▶ [Exercise directions]:
Omitting the pictures, copy exactly each line from the one containing "Rebuild this diagram" up to and including the one containing "(up) at (72,121)".

▬▬▬▬▬▬

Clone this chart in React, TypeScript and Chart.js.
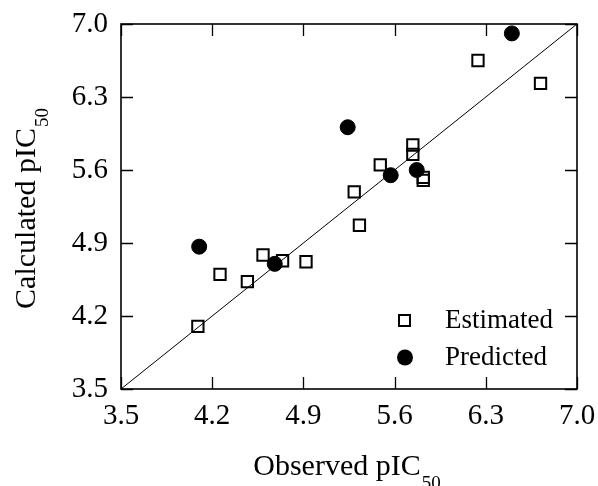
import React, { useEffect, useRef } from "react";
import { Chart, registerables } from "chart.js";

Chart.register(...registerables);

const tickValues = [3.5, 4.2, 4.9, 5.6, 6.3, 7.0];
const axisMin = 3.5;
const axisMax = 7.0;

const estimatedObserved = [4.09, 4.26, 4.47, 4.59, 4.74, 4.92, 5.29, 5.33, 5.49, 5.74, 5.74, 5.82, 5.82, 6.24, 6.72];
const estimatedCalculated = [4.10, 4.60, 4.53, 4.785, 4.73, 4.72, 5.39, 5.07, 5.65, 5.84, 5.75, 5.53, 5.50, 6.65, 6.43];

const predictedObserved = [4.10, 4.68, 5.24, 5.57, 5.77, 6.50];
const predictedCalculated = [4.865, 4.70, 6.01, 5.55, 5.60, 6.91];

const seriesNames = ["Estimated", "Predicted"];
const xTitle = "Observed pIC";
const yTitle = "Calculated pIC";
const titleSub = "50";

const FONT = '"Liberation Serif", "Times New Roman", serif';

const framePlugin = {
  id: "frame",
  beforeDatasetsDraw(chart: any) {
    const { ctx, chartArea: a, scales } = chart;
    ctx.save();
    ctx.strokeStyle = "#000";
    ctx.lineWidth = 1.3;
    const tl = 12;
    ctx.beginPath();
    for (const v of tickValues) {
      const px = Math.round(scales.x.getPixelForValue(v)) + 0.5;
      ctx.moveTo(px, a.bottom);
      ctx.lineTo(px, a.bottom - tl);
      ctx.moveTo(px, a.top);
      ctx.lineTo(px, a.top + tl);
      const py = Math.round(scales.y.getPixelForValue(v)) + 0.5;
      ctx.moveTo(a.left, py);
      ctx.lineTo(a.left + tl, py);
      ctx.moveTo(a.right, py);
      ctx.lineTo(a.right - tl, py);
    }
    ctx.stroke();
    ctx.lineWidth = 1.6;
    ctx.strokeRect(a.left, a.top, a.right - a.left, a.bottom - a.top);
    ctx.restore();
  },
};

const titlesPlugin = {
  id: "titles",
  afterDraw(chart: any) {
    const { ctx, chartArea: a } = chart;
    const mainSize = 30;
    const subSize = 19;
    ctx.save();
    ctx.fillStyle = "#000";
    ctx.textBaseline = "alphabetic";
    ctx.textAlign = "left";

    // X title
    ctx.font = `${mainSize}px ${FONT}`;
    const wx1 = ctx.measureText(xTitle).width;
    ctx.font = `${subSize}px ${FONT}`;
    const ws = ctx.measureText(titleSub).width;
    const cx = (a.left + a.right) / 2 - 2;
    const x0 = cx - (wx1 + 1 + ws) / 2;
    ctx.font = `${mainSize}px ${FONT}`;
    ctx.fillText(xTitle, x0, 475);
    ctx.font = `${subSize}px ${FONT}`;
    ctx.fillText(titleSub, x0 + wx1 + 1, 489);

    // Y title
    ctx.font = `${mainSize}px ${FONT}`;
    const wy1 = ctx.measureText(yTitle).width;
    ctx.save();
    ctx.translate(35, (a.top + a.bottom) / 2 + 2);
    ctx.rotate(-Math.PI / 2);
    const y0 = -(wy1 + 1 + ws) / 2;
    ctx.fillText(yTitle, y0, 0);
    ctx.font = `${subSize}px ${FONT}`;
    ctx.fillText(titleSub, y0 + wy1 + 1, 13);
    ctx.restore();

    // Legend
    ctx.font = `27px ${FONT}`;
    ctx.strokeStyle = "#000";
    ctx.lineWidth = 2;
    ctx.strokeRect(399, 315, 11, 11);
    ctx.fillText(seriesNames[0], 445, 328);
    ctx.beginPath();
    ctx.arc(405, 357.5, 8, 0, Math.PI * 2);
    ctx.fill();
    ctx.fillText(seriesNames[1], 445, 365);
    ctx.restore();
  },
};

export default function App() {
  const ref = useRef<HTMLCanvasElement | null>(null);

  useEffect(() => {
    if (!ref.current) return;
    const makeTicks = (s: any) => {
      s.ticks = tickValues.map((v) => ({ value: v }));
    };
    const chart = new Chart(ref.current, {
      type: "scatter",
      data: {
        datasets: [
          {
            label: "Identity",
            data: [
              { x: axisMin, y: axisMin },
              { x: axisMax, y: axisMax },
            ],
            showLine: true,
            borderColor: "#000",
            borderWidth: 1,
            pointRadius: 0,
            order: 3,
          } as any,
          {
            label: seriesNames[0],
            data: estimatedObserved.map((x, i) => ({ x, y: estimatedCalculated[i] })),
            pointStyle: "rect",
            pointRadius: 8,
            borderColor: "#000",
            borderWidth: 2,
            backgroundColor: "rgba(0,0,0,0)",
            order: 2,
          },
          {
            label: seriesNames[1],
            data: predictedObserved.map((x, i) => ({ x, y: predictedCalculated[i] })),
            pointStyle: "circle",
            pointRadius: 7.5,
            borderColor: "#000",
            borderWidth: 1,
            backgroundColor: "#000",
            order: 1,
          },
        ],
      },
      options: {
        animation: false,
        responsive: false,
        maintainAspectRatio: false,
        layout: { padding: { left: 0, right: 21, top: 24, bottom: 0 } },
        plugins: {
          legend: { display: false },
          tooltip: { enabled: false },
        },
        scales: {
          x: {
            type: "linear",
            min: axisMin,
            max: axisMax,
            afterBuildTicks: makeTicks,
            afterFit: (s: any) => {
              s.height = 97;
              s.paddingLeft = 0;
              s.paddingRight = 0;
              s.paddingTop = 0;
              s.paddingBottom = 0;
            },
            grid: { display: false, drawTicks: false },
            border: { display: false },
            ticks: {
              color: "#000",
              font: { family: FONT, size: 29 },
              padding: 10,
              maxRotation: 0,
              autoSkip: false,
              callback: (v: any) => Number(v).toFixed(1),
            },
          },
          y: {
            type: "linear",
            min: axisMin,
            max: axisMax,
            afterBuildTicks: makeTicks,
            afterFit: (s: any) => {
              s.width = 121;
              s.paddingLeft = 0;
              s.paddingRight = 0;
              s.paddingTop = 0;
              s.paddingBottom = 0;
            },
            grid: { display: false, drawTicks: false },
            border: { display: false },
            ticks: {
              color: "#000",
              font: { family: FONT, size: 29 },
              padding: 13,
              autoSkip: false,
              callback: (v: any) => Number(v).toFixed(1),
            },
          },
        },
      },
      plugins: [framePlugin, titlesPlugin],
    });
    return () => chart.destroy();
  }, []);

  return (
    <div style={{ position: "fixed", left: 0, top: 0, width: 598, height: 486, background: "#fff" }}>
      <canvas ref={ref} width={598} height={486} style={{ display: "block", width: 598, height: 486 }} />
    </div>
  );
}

▬▬▬▬▬▬

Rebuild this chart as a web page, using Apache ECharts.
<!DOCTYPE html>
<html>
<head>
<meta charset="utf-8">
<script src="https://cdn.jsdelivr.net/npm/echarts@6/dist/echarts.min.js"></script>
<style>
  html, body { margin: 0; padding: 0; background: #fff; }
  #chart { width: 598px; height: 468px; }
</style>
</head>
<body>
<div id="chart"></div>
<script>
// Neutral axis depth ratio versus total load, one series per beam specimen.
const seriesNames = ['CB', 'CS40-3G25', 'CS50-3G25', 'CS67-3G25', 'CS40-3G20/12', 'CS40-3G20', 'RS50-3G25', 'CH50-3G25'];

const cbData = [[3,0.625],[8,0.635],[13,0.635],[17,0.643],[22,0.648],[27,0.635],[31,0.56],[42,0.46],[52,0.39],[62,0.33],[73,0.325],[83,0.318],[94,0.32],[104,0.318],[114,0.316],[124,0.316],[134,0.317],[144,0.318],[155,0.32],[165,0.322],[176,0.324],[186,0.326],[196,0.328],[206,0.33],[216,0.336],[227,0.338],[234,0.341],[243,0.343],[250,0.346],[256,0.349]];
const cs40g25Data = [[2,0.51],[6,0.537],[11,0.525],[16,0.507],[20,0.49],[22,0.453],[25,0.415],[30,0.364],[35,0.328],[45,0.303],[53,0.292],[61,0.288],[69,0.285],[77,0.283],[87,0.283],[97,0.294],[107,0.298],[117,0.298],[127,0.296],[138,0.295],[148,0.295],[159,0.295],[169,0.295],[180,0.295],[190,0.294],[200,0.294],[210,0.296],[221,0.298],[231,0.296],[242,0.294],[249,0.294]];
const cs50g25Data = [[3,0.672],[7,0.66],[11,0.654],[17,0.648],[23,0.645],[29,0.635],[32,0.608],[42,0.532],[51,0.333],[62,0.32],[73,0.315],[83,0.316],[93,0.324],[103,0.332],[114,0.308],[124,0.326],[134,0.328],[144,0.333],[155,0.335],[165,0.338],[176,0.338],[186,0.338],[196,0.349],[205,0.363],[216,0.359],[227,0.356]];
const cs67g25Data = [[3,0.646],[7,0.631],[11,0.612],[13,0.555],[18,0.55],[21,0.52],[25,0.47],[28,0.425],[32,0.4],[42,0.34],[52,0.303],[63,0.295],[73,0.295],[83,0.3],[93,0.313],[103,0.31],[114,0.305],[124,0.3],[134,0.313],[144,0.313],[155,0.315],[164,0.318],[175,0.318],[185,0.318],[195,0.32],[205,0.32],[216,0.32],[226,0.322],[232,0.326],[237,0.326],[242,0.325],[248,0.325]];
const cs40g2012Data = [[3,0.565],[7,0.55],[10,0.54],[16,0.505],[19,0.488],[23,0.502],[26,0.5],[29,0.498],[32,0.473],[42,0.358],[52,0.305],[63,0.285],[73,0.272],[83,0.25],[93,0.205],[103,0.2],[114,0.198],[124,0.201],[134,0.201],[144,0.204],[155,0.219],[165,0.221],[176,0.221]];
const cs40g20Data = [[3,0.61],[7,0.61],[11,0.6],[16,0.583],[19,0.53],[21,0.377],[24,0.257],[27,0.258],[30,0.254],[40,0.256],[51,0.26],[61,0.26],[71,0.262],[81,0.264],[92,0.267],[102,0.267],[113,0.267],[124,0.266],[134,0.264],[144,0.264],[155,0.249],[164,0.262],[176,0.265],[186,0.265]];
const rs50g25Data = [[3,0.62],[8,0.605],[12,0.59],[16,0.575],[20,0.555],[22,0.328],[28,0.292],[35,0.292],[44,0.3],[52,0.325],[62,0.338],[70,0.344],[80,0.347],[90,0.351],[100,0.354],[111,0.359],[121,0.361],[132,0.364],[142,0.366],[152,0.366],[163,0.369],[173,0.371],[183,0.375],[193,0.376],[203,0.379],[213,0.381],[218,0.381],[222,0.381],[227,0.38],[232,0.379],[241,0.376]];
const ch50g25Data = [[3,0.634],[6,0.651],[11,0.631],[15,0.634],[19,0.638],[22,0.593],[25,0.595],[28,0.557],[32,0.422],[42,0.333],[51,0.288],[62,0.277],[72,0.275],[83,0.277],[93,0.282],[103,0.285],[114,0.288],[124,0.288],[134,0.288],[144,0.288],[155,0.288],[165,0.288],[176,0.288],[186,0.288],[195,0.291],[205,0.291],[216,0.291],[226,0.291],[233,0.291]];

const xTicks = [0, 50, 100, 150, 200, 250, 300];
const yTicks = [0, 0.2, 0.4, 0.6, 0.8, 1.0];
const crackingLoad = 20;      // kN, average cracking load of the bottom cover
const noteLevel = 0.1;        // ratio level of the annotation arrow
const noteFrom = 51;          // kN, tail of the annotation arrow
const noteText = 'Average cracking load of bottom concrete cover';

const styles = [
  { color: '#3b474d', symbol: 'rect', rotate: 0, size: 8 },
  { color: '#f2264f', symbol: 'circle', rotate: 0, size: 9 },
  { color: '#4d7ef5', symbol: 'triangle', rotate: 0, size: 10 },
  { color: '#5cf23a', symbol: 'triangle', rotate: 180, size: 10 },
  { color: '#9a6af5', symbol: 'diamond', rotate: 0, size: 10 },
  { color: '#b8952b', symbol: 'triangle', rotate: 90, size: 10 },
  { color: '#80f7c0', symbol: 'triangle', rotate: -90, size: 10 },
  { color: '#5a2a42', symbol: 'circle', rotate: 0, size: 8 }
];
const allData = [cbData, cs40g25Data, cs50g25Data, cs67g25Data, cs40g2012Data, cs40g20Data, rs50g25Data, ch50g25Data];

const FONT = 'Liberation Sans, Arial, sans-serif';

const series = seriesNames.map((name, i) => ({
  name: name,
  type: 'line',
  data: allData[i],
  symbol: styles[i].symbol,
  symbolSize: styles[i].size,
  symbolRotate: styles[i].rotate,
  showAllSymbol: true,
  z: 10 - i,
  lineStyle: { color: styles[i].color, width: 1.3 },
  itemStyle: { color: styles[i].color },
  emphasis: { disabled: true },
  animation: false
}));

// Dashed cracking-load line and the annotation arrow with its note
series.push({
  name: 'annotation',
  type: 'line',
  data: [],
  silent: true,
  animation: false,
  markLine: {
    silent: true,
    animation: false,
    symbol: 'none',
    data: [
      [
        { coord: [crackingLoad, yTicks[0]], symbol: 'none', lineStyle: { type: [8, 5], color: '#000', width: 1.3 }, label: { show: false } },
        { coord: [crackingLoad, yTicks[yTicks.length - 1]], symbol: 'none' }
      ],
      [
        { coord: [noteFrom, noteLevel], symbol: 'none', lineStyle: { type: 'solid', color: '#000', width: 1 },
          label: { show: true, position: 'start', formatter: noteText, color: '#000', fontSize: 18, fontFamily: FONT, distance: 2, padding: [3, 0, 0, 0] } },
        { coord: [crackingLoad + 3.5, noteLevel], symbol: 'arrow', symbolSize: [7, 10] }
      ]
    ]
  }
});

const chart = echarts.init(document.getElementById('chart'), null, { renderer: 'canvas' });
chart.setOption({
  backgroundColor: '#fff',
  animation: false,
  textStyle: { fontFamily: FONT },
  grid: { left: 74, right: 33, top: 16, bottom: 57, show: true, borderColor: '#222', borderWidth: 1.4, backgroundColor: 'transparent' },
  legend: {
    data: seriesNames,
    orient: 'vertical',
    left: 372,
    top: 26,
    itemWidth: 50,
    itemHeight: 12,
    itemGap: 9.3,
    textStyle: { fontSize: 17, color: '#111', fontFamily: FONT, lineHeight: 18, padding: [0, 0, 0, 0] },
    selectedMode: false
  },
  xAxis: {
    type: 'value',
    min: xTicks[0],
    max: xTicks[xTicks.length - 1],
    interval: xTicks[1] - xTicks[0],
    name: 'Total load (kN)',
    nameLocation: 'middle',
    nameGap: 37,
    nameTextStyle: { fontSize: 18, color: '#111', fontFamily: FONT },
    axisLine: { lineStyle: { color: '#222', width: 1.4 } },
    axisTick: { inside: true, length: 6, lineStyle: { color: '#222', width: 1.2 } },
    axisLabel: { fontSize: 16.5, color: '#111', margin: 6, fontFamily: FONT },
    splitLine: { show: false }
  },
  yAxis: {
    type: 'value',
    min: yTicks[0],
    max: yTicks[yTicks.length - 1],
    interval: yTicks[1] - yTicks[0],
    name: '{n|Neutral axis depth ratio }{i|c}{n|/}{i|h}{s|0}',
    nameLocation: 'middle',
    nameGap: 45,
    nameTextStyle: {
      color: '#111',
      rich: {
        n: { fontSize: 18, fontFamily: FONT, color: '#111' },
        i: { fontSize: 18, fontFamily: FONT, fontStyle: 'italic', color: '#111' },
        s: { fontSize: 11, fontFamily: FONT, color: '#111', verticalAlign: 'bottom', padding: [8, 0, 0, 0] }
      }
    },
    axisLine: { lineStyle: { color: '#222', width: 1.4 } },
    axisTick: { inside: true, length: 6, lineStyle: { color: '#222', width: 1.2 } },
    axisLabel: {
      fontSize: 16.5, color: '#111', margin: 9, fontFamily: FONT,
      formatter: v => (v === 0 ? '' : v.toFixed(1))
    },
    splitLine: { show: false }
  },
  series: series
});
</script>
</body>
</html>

▬▬▬▬▬▬

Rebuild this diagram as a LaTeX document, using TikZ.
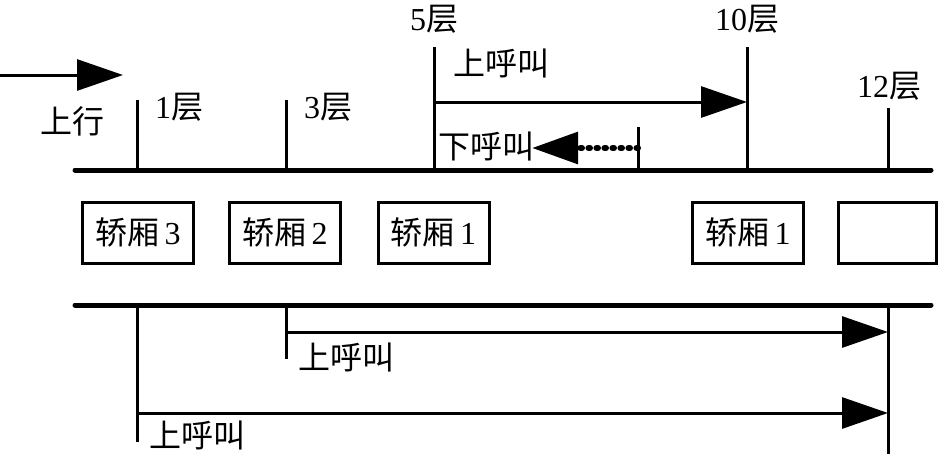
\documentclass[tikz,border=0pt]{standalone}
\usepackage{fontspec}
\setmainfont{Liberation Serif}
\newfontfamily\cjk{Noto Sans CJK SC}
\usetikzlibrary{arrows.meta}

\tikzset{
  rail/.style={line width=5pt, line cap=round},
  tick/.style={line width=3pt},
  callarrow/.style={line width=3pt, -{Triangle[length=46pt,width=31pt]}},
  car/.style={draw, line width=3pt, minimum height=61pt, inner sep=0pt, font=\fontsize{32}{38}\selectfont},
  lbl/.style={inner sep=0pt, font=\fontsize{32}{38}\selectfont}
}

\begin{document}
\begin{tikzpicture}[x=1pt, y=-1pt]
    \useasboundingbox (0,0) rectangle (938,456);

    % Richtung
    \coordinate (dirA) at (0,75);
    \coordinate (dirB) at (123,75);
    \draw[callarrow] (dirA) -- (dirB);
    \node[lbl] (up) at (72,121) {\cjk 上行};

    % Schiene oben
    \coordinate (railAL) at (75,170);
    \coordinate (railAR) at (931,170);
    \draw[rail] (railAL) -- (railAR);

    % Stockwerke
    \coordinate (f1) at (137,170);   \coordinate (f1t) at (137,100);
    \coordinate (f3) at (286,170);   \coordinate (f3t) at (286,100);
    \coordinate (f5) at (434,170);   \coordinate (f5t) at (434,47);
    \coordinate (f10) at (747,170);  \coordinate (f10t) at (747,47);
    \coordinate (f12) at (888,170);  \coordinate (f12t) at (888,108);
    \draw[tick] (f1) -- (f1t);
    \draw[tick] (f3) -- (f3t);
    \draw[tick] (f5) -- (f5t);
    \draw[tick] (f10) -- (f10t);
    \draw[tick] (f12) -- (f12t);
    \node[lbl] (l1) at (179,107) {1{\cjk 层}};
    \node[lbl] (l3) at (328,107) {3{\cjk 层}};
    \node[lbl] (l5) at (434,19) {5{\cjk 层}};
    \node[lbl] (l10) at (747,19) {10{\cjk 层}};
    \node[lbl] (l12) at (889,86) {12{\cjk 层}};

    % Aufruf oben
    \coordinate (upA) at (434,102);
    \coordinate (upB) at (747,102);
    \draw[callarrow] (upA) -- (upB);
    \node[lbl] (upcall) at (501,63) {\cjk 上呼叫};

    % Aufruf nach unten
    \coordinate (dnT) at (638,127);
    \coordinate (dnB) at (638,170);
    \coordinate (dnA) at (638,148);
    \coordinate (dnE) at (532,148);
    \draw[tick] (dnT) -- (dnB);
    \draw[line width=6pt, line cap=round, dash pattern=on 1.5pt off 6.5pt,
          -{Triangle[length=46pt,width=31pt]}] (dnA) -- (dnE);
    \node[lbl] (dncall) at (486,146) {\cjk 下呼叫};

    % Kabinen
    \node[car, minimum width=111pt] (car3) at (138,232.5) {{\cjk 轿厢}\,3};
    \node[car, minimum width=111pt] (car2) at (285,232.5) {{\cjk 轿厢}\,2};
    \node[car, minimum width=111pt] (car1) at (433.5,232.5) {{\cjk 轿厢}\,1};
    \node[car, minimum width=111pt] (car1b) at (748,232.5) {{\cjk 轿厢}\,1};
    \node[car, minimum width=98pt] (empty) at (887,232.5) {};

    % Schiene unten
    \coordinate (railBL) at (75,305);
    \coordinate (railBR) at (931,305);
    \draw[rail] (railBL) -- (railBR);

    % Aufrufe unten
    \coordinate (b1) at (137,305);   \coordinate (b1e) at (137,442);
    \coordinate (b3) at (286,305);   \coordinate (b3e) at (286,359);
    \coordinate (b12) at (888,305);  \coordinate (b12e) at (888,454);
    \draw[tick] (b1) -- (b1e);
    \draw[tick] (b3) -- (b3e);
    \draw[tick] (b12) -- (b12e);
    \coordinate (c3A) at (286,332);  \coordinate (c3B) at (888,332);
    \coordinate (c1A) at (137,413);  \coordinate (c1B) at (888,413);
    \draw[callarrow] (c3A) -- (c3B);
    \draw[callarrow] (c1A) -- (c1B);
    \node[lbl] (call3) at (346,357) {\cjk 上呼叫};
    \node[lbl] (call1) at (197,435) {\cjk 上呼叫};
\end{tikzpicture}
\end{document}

▬▬▬▬▬▬

▶ [Task output]:
Rebuild this diagram as a LaTeX document, using TikZ.
\documentclass[tikz,border=0pt]{standalone}
\usepackage{fontspec}
\setmainfont{Liberation Serif}
\newfontfamily\cjk{Noto Sans CJK SC}
\usetikzlibrary{arrows.meta}

\tikzset{
  rail/.style={line width=5pt, line cap=round},
  tick/.style={line width=3pt},
  callarrow/.style={line width=3pt, -{Triangle[length=46pt,width=31pt]}},
  car/.style={draw, line width=3pt, minimum height=61pt, inner sep=0pt, font=\fontsize{32}{38}\selectfont},
  lbl/.style={inner sep=0pt, font=\fontsize{32}{38}\selectfont}
}

\begin{document}
\begin{tikzpicture}[x=1pt, y=-1pt]
    \useasboundingbox (0,0) rectangle (938,456);

    % Richtung
    \coordinate (dirA) at (0,75);
    \coordinate (dirB) at (123,75);
    \draw[callarrow] (dirA) -- (dirB);
    \node[lbl] (up) at (72,121) {\cjk 上行};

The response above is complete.